Black Sea billet stable amid slow demand, limited supply

Reuters, Monday 25 Jul 2011

Black Sea billet export prices are little changed this week amid slow demand and limited supply availability, and prices are unlikely to change much in the next few weeks when Ramadan will slow down trading in key import areas

Black Sea billet export prices are little changed this week amid slow demand and limited supply availability, and prices are unlikely to change much in the next few weeks when Ramadan will slow down trading in key import areas.

Traders quoted Black Sea billet at $680-690 a tonne free-on-board (fob) Russia and Ukraine for September delivery, a similar level to last week, but few sales were achieved, mainly to traders taking positions.

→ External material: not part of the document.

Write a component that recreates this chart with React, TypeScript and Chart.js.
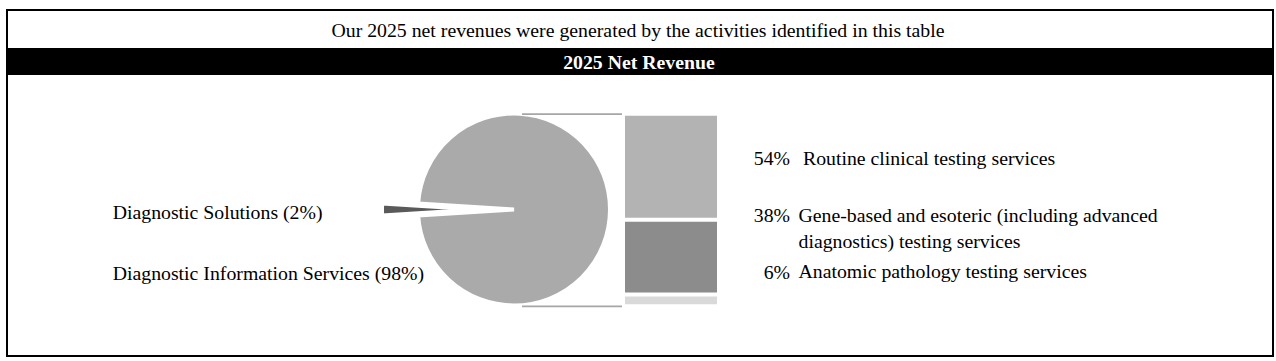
import React, { useEffect, useRef } from 'react';
import { Chart, registerables } from 'chart.js';

Chart.register(...registerables);

// ---------- data ----------
const TITLE = 'Our 2025 net revenues were generated by the activities identified in this table';
const HEADER = '2025 Net Revenue';

const pieLabels = ['Diagnostic Information Services', 'Diagnostic Solutions'];
const pieValues = [98, 2];
const pieColors = ['#aaaaaa', '#5a5a5a'];
const pieExplode = [0, 36];

const barLabels = [
  'Routine clinical testing services',
  'Gene-based and esoteric (including advanced diagnostics) testing services',
  'Anatomic pathology testing services',
];
const barValues = [54, 38, 6];
const barColors = ['#b3b3b3', '#8c8c8c', '#d9d9d9'];

// ---------- styling ----------
const FONT = '"Liberation Serif", "Times New Roman", Times, serif';
const FS = 19.8;

function Txt(props: {
  left: number;
  baseline: number;
  width?: number;
  align?: 'left' | 'right' | 'center';
  bold?: boolean;
  color?: string;
  lh?: number;
  children: React.ReactNode;
}) {
  const lh = props.lh ?? 20;
  const top = props.baseline - (lh / 2 + 0.3375 * FS);
  return (
    <div
      style={{
        position: 'absolute',
        left: props.left,
        top,
        width: props.width,
        textAlign: props.align ?? 'left',
        fontFamily: FONT,
        fontSize: FS,
        lineHeight: lh + 'px',
        fontWeight: props.bold ? 'bold' : 'normal',
        color: props.color ?? '#000',
        whiteSpace: props.width && props.align === 'left' ? 'normal' : 'nowrap',
      }}
    >
      {props.children}
    </div>
  );
}

const explodePlugin = {
  id: 'explode',
  beforeDatasetDraw(chart: any, args: any) {
    const ctx = chart.ctx;
    args.meta.data.forEach((arc: any, i: number) => {
      const d = pieExplode[i] || 0;
      const mid = (arc.startAngle + arc.endAngle) / 2;
      ctx.save();
      ctx.translate(Math.cos(mid) * d, Math.sin(mid) * d);
      arc.draw(ctx);
      ctx.restore();
    });
    return false;
  },
};

const connectorPlugin = {
  id: 'connector',
  afterDraw(chart: any) {
    const { ctx, chartArea: a } = chart;
    ctx.save();
    ctx.strokeStyle = '#a6a6a6';
    ctx.lineWidth = 1.8;
    ctx.beginPath();
    ctx.moveTo(a.left - 103, a.top + 0.5);
    ctx.lineTo(a.left - 3, a.top + 0.5);
    ctx.moveTo(a.left - 103, a.bottom);
    ctx.lineTo(a.left - 3, a.bottom);
    ctx.stroke();
    ctx.restore();
  },
};

function PieChart() {
  const ref = useRef<HTMLCanvasElement>(null);
  useEffect(() => {
    const total = pieValues.reduce((s, v) => s + v, 0);
    const chart = new Chart(ref.current!, {
      type: 'pie',
      data: {
        labels: pieLabels,
        datasets: [
          {
            data: pieValues,
            backgroundColor: pieColors,
            borderColor: '#ffffff',
            borderWidth: 4,
          },
        ],
      },
      options: {
        responsive: false,
        animation: false,
        events: [],
        radius: 96,
        rotation: 270 + (pieValues[1] / total) * 180,
        plugins: { legend: { display: false }, tooltip: { enabled: false } },
      } as any,
      plugins: [explodePlugin as any],
    });
    return () => chart.destroy();
  }, []);
  return (
    <canvas
      ref={ref}
      width={288}
      height={219}
      style={{ position: 'absolute', left: 370, top: 100, width: 288, height: 219 }}
    />
  );
}

function BarChart() {
  const ref = useRef<HTMLCanvasElement>(null);
  useEffect(() => {
    const total = barValues.reduce((s, v) => s + v, 0);
    const chart = new Chart(ref.current!, {
      type: 'bar',
      data: {
        labels: ['2025'],
        datasets: barValues.map((v, i) => ({
          label: barLabels[i],
          data: [v],
          backgroundColor: barColors[i],
          borderColor: '#ffffff',
          borderWidth: { top: 2, bottom: 2, left: 0, right: 0 },
          borderSkipped: false,
          barPercentage: 1,
          categoryPercentage: 1,
          inflateAmount: 0,
        })),
      },
      options: {
        responsive: false,
        animation: false,
        events: [],
        layout: { padding: { left: 105, right: 23, top: 13.7, bottom: 13.7 } },
        scales: {
          x: { stacked: true, display: false },
          y: { stacked: true, display: false, reverse: true, min: 0, max: total },
        },
        plugins: { legend: { display: false }, tooltip: { enabled: false } },
      } as any,
      plugins: [connectorPlugin as any],
    });
    return () => chart.destroy();
  }, []);
  return (
    <canvas
      ref={ref}
      width={220}
      height={220}
      style={{ position: 'absolute', left: 520, top: 100, width: 220, height: 220 }}
    />
  );
}

export default function App() {
  const leftBaselines = [218.3, 279.3];
  const rightBaselines = [165, 221.7, 278.3];
  // left labels: small slice first (top), then large
  const leftOrder = [1, 0];
  return (
    <div
      style={{
        position: 'absolute',
        left: 0,
        top: 0,
        width: 1276,
        height: 361,
        background: '#ffffff',
        overflow: 'hidden',
      }}
    >
      <div
        style={{
          position: 'absolute',
          left: 6,
          top: 9,
          width: 1268,
          height: 348,
          border: '2px solid #000',
          boxSizing: 'border-box',
        }}
      />
      <div
        style={{ position: 'absolute', left: 8, top: 48, width: 1264, height: 27, background: '#000' }}
      />
      <Txt left={0} baseline={37} width={1276} align="center">
        {TITLE}
      </Txt>
      <Txt left={0} baseline={68.3} width={1278} align="center" bold color="#ffffff">
        {HEADER}
      </Txt>

      {leftOrder.map((idx, k) => (
        <Txt key={'l' + idx} left={112.7} baseline={leftBaselines[k]}>
          {pieLabels[idx] + ' (' + pieValues[idx] + '%)'}
        </Txt>
      ))}

      {barValues.map((v, i) => (
        <React.Fragment key={'r' + i}>
          <Txt left={690} baseline={rightBaselines[i]} width={100} align="right">
            {v + '%'}
          </Txt>
          <Txt left={i === 0 ? 803 : 798.5} baseline={rightBaselines[i]} width={372} align="left" lh={26.6}>
            {barLabels[i]}
          </Txt>
        </React.Fragment>
      ))}

      <PieChart />
      <BarChart />
    </div>
  );
}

Turkish billet was on offer at $690-700 fob, a similar price compared with last week, but buyers were bidding at $675-680 per tonne and due to the mismatch between demand and offer no major transactions were concluded.

"It is a bit of a weird situation," said a London-based billet trader. "Nobody is really interested in buying and nobody is really interested in selling at the moment."

As Ramadan approaches steel demand is expected to slow down.

Workers in Muslim countries will be fasting during Ramadan, expected to start around August 1, and this, coupled with hot weather, will slow down construction in Northern Africa and the Middle East.

However, prices are not expected to plummet as the offer for billet is not abundant.

"With Ramadan approaching I think demand will be slack but prices should remain stable," a European billet trader said.

"There is not excess of offer, volume wise. Prices may fall by $10 but not much more."

Billet offer from Russia and Ukraine was limited because the domestic market processed and consumed a fair amount of billet as construction picked up in the last few weeks, traders said.

"There is not much billet available for August delivery so if somebody needs to buy for prompt delivery they will have to accept the Turkish prices and this will sustain prices," the first trader said.

Prices for steel scrap, a key steel making raw material were little changed at about $460-475 per tonne cost-and-freight(cfr)Turkey.

"Scrap is still flat; there were no new bookings last week so there is also almost not much to reference it to," said a scrap trader. "Short sea (cargoes)are still on offer at $460/mt cfr which is no change at all to the previous weeks."

On the London Metal Exchange, the benchmark billet contract was at $585/590 a tonne, from $585 a tonne last Monday.